- **SOURCE EXCERPT**
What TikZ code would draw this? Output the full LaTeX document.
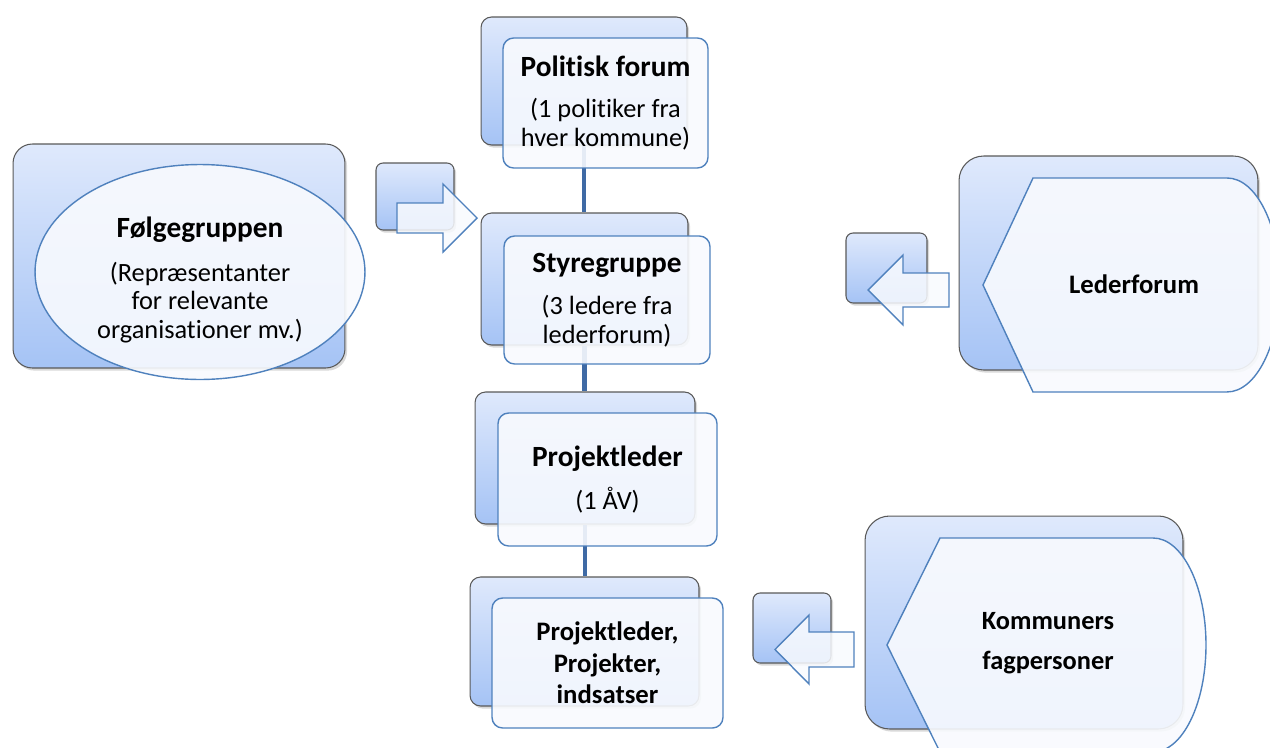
\documentclass[tikz,border=0pt]{standalone}
\usepackage{fontspec}
\setmainfont{Carlito}[Ligatures=NoCommon]
\usetikzlibrary{shapes.geometric,shadows}
\definecolor{backtop}{HTML}{DFE9FC}
\definecolor{backbot}{HTML}{A5C3F5}
\definecolor{backline}{HTML}{595959}
\definecolor{frontline}{HTML}{4F81BD}
\definecolor{frontfill}{HTML}{F8FAFE}
\definecolor{linkblue}{HTML}{3F6AA5}
\newcommand{\boxtitle}[1]{{\fontsize{16.7}{16.4}\selectfont\bfseries #1}}
\begin{document}
\begin{tikzpicture}[
            x=0.02cm, y=-0.02cm,
            every node/.style={font=\fontsize{15}{16.4}\selectfont, align=center, inner sep=0pt},
            backbox/.style={rectangle, rounded corners=6pt, draw=backline, line width=0.6pt,
                top color=backtop, bottom color=backbot,
                drop shadow={shadow xshift=1.2pt, shadow yshift=-1.5pt, opacity=0.3}},
            frontstyle/.style={draw=frontline, line width=0.8pt, fill=frontfill, fill opacity=0.9, text opacity=1},
            frontbox/.style={frontstyle, rectangle, rounded corners=6pt},
            blockarrow/.style={frontstyle, fill opacity=0.85, line join=miter},
            link/.style={draw=linkblue, line width=2.6pt}
            ]
            \useasboundingbox (0,0) rectangle (1270,747);

            % chain in the middle
            \node[backbox, minimum width=4.12cm, minimum height=2.56cm] (polb) at (584,81) {};
            \node[backbox, minimum width=4.14cm, minimum height=2.64cm] (styb) at (584.5,279) {};
            \node[backbox, minimum width=4.4cm, minimum height=2.64cm] (prjb) at (585,458) {};
            \node[backbox, minimum width=4.58cm, minimum height=2.58cm] (indb) at (584.5,641.5) {};

            \foreach \a/\b in {polb/styb, styb/prjb, prjb/indb}{
                \draw[link] (\a.south) -- (\a.south |- \b.north);
            }

            \node[frontbox, minimum width=4.1cm, minimum height=2.6cm] (polf) at (605.5,103)
                {\boxtitle{Politisk forum}\\[7.4pt](1 politiker fra\\hver kommune)};
            \node[frontbox, minimum width=4.12cm, minimum height=2.56cm] (styf) at (607,300)
                {\boxtitle{Styregruppe}\\[7.4pt](3 ledere fra\\lederforum)};
            \node[frontbox, minimum width=4.38cm, minimum height=2.66cm] (prjf) at (607.5,479.5)
                {\boxtitle{Projektleder}\\[8.5pt](1 ÅV)};
            \node[frontbox, minimum width=4.62cm, minimum height=2.6cm, font=\fontsize{15.2}{17.9}\selectfont\bfseries] (indf) at (607.5,663)
                {Projektleder,\\Projekter,\\indsatser};

            % Følgegruppen
            \node[backbox, rounded corners=11pt, minimum width=6.64cm, minimum height=4.48cm] (folb) at (179,256) {};
            \node[frontstyle, ellipse, minimum width=6.6cm, minimum height=4.3cm] (folf) at (200,272) {};
            \node (folt) at (200,280)
                {\boxtitle{Følgegruppen}\\[8.5pt](Repræsentanter\\for relevante\\organisationer mv.)};
            \node[backbox, rounded corners=4pt, minimum width=1.56cm, minimum height=1.34cm] (folarr) at (415,196.5) {};
            \draw[blockarrow] (397,203) -- (443,203) -- (443,184) -- (477,218) -- (443,252) -- (443,233) -- (397,233) -- cycle;

            % Lederforum
            \node[backbox, rounded corners=14pt, minimum width=5.98cm, minimum height=4.28cm] (ledb) at (1108.5,263) {};
            \draw[frontstyle] (983,285) -- (1033,178) -- (1227,178)
                arc[start angle=90, end angle=-90, x radius=1.06cm, y radius=2.14cm] -- (1033,392) -- cycle;
            \node[font=\fontsize{15.2}{16.4}\selectfont\bfseries] (ledf) at (1134,284) {Lederforum};
            \node[backbox, rounded corners=4pt, minimum width=1.62cm, minimum height=1.4cm] (ledarr) at (886.5,268) {};
            \draw[blockarrow] (868,290) -- (903,255) -- (903,273) -- (949,273) -- (949,307) -- (903,307) -- (903,325) -- cycle;

            % Kommuners fagpersoner
            \node[backbox, rounded corners=14pt, minimum width=6.36cm, minimum height=4.26cm] (komb) at (1024,622.5) {};
            \draw[frontstyle] (887,645) -- (940,538) -- (1153,538)
                arc[start angle=90, end angle=-90, x radius=1.06cm, y radius=2.14cm] -- (940,752) -- cycle;
            \node[font=\fontsize{15}{16.4}\selectfont\bfseries] (komf) at (1048,643) {Kommuners\\[6pt]fagpersoner};
            \node[backbox, rounded corners=4pt, minimum width=1.56cm, minimum height=1.4cm] (komarr) at (792,628) {};
            \draw[blockarrow] (775,649.5) -- (809,615) -- (809,632) -- (854,632) -- (854,667) -- (809,667) -- (809,684) -- cycle;
        \end{tikzpicture}
\end{document}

- **TASK PROMPT**
Repeat only the lines from the beginning of the material through the line containing "(0,0) rectangle (1270,747);", both ends kept, leaving pictures out.

- **ANSWER IN FULL**
What TikZ code would draw this? Output the full LaTeX document.
\documentclass[tikz,border=0pt]{standalone}
\usepackage{fontspec}
\setmainfont{Carlito}[Ligatures=NoCommon]
\usetikzlibrary{shapes.geometric,shadows}
\definecolor{backtop}{HTML}{DFE9FC}
\definecolor{backbot}{HTML}{A5C3F5}
\definecolor{backline}{HTML}{595959}
\definecolor{frontline}{HTML}{4F81BD}
\definecolor{frontfill}{HTML}{F8FAFE}
\definecolor{linkblue}{HTML}{3F6AA5}
\newcommand{\boxtitle}[1]{{\fontsize{16.7}{16.4}\selectfont\bfseries #1}}
\begin{document}
\begin{tikzpicture}[
            x=0.02cm, y=-0.02cm,
            every node/.style={font=\fontsize{15}{16.4}\selectfont, align=center, inner sep=0pt},
            backbox/.style={rectangle, rounded corners=6pt, draw=backline, line width=0.6pt,
                top color=backtop, bottom color=backbot,
                drop shadow={shadow xshift=1.2pt, shadow yshift=-1.5pt, opacity=0.3}},
            frontstyle/.style={draw=frontline, line width=0.8pt, fill=frontfill, fill opacity=0.9, text opacity=1},
            frontbox/.style={frontstyle, rectangle, rounded corners=6pt},
            blockarrow/.style={frontstyle, fill opacity=0.85, line join=miter},
            link/.style={draw=linkblue, line width=2.6pt}
            ]
            \useasboundingbox (0,0) rectangle (1270,747);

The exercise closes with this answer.